There are no flags on the field. It’s a miracle. Tennessee has pulled a miracle.
- Mike Keith on Titans Radio

Dyson crossed the goalline and was mobbed by excited teammates. The fans inside the coliseum erupted, and those that left the game despondent moments earlier tried to get back inside to see what had happened.

The play had worked. But the celebration was tempered momentarily when the replay booth buzzed down to referee Phil Luckett asking for a review to see if Wycheck’s throw to Dyson was indeed a lateral.

As Luckett ducked under the hood of the replay monitor on the sideline, players and fans watched the replay broadcast on the stadium jumbotrons and waited for an announcement.

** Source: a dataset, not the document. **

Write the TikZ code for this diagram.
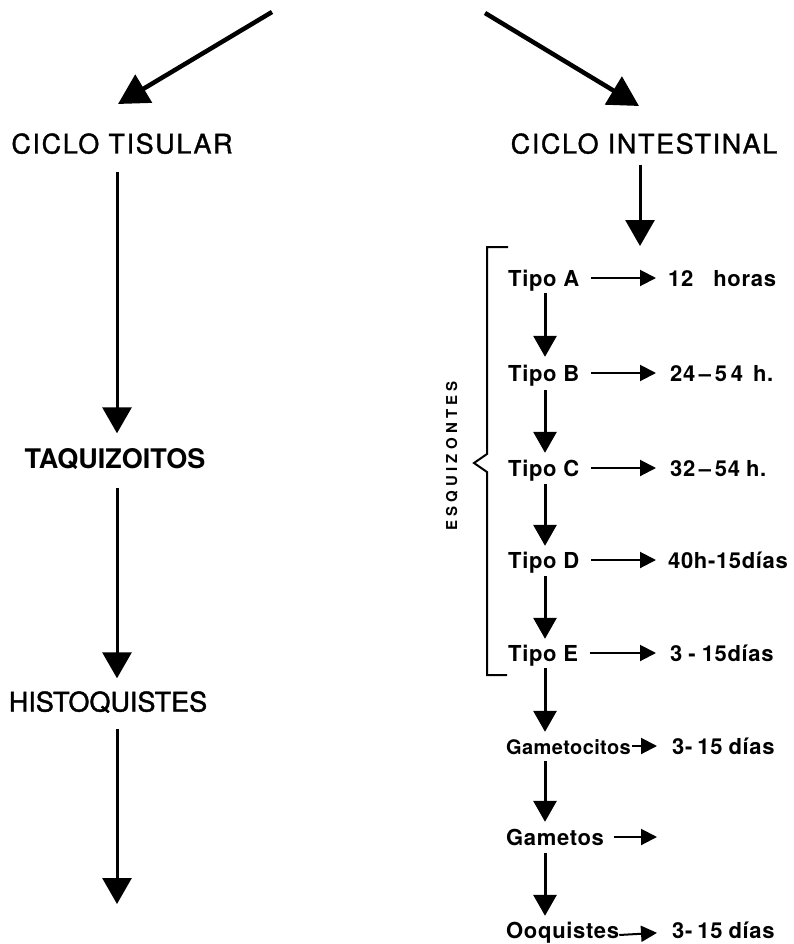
\documentclass[tikz,border=0pt]{standalone}
\usepackage{fontspec}
\setmainfont{TeX Gyre Heros}
\usetikzlibrary{arrows.meta}
\begin{document}
\begin{tikzpicture}[x=1pt,y=-1pt,
  bigtitle/.style={font=\fontsize{27}{27}\selectfont\addfontfeatures{LetterSpace=6,FakeBold=1.2}, inner sep=0pt, text height=19pt, text depth=0pt},
  lefttext/.style={font=\fontsize{27}{27}\selectfont\addfontfeatures{FakeBold=1.5}, inner sep=0pt, text height=19pt, text depth=0pt},
  smalltext/.style={font=\fontsize{22}{22}\selectfont\bfseries\addfontfeatures{LetterSpace=3}, inner sep=0pt, text height=16pt, text depth=0pt, anchor=west},
  bigarrow/.style={line width=3pt, -{Triangle[length=26pt,width=29pt]}},
  diagarrow/.style={line width=4.5pt, -{Triangle[length=30pt,width=32pt]}},
  varrow/.style={line width=3pt, -{Triangle[length=21pt,width=23pt]}},
  harrow/.style={line width=2pt, -{Triangle[length=16pt,width=16pt]}},
  bracepath/.style={line width=2pt}
]
\useasboundingbox (0,0) rectangle (793,944);

% ---------------- left column
\node[bigtitle] (ct) at (122,144) {CICLO TISULAR};
\node[lefttext,font=\fontsize{27}{27}\selectfont\bfseries] (taq) at (115,459) {TAQUIZOITOS};
\node[lefttext] (his) at (108,702) {HISTOQUISTES};
\coordinate (lt0) at (272,12);
\coordinate (lt1) at (118,104);
\coordinate (lcol) at (117,0);
\coordinate (lend) at (117,904);

\draw[diagarrow] (lt0) -- (lt1);
\draw[bigarrow, shorten <=18pt, shorten >=16pt] (ct.south -| lcol) -- (taq.north -| lcol);
\draw[bigarrow, shorten <=19pt, shorten >=14pt] (taq.south -| lcol) -- (his.north -| lcol);
\draw[bigarrow, shorten <=17pt] (his.south -| lcol) -- (lend);

% ---------------- right column
\node[bigtitle] (ci) at (644,144) {CICLO INTESTINAL};
\coordinate (rt0) at (485,13);
\coordinate (rt1) at (639,106);
\coordinate (rcol) at (640,0);
\coordinate (cend) at (640,246);
\draw[diagarrow] (rt0) -- (rt1);
\draw[bigarrow, shorten <=11pt] (ci.south -| rcol) -- (cend);

% stages
\node[smalltext] (ta) at (508,278) {Tipo A};
\node[smalltext] (tb) at (508,373) {Tipo B};
\node[smalltext] (tc) at (508,468) {Tipo C};
\node[smalltext] (td) at (508,560) {Tipo D};
\node[smalltext] (te) at (508,653) {Tipo E};
\node[smalltext,font=\fontsize{20}{20}\selectfont\bfseries\addfontfeatures{LetterSpace=2}] (gc) at (506,746) {Gametocitos};
\node[smalltext] (gm) at (506,837) {Gametos};
\node[smalltext] (oq) at (506,930) {Ooquistes};

% times
\node[smalltext] (ha) at (668,278) {12\hspace{20pt}horas};
\node[smalltext] (hb) at (670,373) {24\,--\,5\,4\hspace{10pt}h.};
\node[smalltext] (hc) at (670,468) {32\,--\,54\hspace{6pt}h.};
\node[smalltext] (hd) at (668,560) {40h-15días};
\node[smalltext] (he) at (670,653) {3\hspace{6pt}-\hspace{6pt}15días};
\node[smalltext] (hg) at (672,746) {3-\hspace{5pt}15\hspace{6pt}días};
\node[smalltext] (ho) at (672,930) {3-\hspace{5pt}15\hspace{6pt}días};
\coordinate (gend) at (657,837);

\coordinate (scol) at (545,0);
\draw[varrow, shorten <=7pt, shorten >=8pt] (ta.south -| scol) -- (tb.north -| scol);
\draw[varrow, shorten <=9pt, shorten >=7pt] (tb.south -| scol) -- (tc.north -| scol);
\draw[varrow, shorten <=8pt, shorten >=6pt] (tc.south -| scol) -- (td.north -| scol);
\draw[varrow, shorten <=8pt, shorten >=6pt] (td.south -| scol) -- (te.north -| scol);
\draw[varrow, shorten <=7pt, shorten >=6pt] (te.south -| scol) -- (gc.north -| scol);
\draw[varrow, shorten <=7pt, shorten >=7pt] (gc.south -| scol) -- (gm.north -| scol);
\draw[varrow, shorten <=8pt, shorten >=6pt] (gm.south -| scol) -- (oq.north -| scol);

\draw[harrow, shorten <=12pt, shorten >=12pt] (ta.east) -- (ha.west);
\draw[harrow, shorten <=12pt, shorten >=14pt] (tb.east) -- (hb.west);
\draw[harrow, shorten <=12pt, shorten >=14pt] (tc.east) -- (hc.west);
\draw[harrow, shorten <=12pt, shorten >=12pt] (td.east) -- (hd.west);
\draw[harrow, shorten <=12pt, shorten >=14pt] (te.east) -- (he.west);
\draw[harrow, shorten <=1pt, shorten >=15pt] (gc.east) -- (hg.west);
\draw[harrow, shorten <=10pt] (gm.east) -- (gend);
\draw[harrow, shorten >=15pt] ([yshift=-5pt]oq.east) -- ([yshift=-2pt]ho.west);

% brace
\coordinate (b1) at (508,247);
\coordinate (b2) at (487,247);
\coordinate (b3) at (487,454);
\coordinate (b4) at (474,463);
\coordinate (b5) at (487,472);
\coordinate (b6) at (487,675);
\coordinate (b7) at (507,675);
\draw[bracepath] (b1) -- (b2) -- (b3) -- (b4) -- (b5) -- (b6) -- (b7);
\node[font=\fontsize{15}{15}\selectfont\bfseries\addfontfeatures{LetterSpace=28}, rotate=90, inner sep=0pt] (esq) at (452,456) {ESQUIZONTES};

\end{tikzpicture}
\end{document}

“I feel like it was slightly backwards if you look at the flight of the football,” Dyson said. “I think people get to looking at the body position and not the flight of the actual football. The actual flight of the football, per the rule, is a lateral.”

After reviewing the play, the ruling on the field stands as called, touchdown.
- Referee Phil Luckett

“Oh my gosh, the feeling of relief of going from one extreme of feeling the loss to now the exhilaration of a win and continuing on, it was like a bullet grazing your head and still being alive,” George said.

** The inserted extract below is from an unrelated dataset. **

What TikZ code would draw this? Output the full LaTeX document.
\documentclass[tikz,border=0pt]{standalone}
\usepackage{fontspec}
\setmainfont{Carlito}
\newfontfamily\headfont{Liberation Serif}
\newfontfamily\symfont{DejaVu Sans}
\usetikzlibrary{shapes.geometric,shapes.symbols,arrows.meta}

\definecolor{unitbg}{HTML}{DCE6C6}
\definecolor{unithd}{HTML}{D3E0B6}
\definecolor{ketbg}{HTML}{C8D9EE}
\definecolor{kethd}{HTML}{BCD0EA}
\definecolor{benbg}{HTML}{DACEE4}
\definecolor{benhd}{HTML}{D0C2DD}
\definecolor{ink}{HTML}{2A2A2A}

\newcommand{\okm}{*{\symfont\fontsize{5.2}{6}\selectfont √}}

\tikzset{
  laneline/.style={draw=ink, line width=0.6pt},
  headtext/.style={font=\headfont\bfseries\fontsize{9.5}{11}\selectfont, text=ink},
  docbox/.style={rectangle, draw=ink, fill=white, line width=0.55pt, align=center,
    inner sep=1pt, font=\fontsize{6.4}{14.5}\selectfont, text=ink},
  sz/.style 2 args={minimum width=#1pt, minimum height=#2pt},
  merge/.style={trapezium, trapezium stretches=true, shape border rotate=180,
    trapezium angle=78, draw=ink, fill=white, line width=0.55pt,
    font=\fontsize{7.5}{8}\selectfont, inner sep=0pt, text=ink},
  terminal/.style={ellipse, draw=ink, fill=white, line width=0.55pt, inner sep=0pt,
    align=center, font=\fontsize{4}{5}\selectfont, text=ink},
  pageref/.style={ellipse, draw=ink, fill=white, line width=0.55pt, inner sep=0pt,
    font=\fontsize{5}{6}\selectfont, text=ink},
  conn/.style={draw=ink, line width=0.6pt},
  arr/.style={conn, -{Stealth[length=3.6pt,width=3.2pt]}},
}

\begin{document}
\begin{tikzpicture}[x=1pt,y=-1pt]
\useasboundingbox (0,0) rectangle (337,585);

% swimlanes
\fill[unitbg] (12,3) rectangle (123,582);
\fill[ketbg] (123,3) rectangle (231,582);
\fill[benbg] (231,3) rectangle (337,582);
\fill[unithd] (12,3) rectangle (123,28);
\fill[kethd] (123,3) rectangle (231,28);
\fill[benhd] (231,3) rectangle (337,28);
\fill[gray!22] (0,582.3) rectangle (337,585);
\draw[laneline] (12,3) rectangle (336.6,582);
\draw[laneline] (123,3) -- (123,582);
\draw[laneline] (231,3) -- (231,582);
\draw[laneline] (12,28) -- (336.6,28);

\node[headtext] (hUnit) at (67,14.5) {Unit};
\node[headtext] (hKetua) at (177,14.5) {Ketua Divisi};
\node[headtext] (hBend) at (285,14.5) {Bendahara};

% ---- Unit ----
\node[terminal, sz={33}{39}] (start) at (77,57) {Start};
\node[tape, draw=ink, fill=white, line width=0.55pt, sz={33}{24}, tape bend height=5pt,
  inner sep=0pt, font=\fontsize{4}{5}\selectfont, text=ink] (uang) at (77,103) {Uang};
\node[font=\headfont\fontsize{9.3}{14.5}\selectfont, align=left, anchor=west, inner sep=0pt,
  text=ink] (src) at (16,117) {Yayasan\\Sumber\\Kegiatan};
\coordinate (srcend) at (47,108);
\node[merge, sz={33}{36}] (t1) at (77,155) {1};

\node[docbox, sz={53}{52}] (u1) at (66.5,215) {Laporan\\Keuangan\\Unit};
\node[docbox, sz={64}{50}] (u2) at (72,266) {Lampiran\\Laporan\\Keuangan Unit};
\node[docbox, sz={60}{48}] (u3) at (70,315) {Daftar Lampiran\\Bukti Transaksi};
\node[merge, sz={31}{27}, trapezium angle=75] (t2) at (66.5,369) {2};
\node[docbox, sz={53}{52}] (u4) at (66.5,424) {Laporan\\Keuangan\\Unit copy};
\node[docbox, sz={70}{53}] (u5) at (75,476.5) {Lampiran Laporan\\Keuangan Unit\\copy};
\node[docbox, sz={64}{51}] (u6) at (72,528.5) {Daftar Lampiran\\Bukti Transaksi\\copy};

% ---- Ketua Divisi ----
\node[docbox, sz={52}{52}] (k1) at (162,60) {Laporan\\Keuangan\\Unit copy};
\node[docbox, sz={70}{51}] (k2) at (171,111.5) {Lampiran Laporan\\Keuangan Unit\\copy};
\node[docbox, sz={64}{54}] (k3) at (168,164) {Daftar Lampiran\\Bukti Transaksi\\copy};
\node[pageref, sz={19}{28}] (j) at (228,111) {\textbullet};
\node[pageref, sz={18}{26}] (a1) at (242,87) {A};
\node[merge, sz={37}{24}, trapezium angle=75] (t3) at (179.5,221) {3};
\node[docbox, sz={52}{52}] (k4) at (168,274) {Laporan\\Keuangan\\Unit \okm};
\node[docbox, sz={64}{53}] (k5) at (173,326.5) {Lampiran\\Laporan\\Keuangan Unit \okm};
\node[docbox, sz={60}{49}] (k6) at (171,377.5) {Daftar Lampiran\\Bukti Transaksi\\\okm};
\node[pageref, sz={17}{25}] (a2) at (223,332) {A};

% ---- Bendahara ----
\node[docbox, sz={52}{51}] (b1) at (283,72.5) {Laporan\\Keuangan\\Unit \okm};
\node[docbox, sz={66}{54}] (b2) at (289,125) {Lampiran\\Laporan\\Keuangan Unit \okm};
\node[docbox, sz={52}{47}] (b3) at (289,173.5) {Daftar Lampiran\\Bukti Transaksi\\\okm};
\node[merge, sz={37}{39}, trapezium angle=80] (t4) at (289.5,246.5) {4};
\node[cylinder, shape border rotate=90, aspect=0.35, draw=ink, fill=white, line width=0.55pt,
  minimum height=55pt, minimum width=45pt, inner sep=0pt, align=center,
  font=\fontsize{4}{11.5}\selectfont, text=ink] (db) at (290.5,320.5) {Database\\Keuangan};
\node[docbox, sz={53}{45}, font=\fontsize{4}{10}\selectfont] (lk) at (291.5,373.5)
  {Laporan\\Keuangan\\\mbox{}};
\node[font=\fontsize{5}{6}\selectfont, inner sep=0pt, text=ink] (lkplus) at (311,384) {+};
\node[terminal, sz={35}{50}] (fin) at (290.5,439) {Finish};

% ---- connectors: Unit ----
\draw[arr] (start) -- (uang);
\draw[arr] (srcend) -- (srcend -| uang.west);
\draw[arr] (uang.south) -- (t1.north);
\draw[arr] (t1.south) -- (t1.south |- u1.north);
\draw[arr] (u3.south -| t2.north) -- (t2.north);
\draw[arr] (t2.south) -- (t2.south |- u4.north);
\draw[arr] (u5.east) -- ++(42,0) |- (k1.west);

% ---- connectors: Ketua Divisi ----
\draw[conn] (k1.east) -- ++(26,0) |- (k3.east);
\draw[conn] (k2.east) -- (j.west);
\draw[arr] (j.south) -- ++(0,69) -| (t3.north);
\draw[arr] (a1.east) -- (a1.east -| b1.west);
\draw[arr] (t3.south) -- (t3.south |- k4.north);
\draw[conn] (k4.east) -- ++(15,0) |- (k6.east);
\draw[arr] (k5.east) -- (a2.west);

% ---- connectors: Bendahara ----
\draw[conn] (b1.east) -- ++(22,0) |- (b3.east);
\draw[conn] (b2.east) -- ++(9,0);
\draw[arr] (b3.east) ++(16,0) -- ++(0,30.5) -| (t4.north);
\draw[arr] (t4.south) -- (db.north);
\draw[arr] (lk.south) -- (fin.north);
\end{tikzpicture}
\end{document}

The play sparked a run to the Super Bowl and made Dyson a household name. More importantly, it entrenched the Titans in Tennessee and NFL history.

“Everybody outside of Buffalo knows it was a lateral,” Keith said. “But it was so much more than a football play, it was a moment in time and in history, not just for the franchise, not just for the NFL, but also for this entire community.”

The hero of the play still gets asked about it practically daily, even two decades later. Dyson says he even once met a young man that was born shortly after the play and was named after him.

“I get credit because I scored,” Dyson said. “But [my teammates] did all the work, essentially. I don’t know if it would ever work like that again.”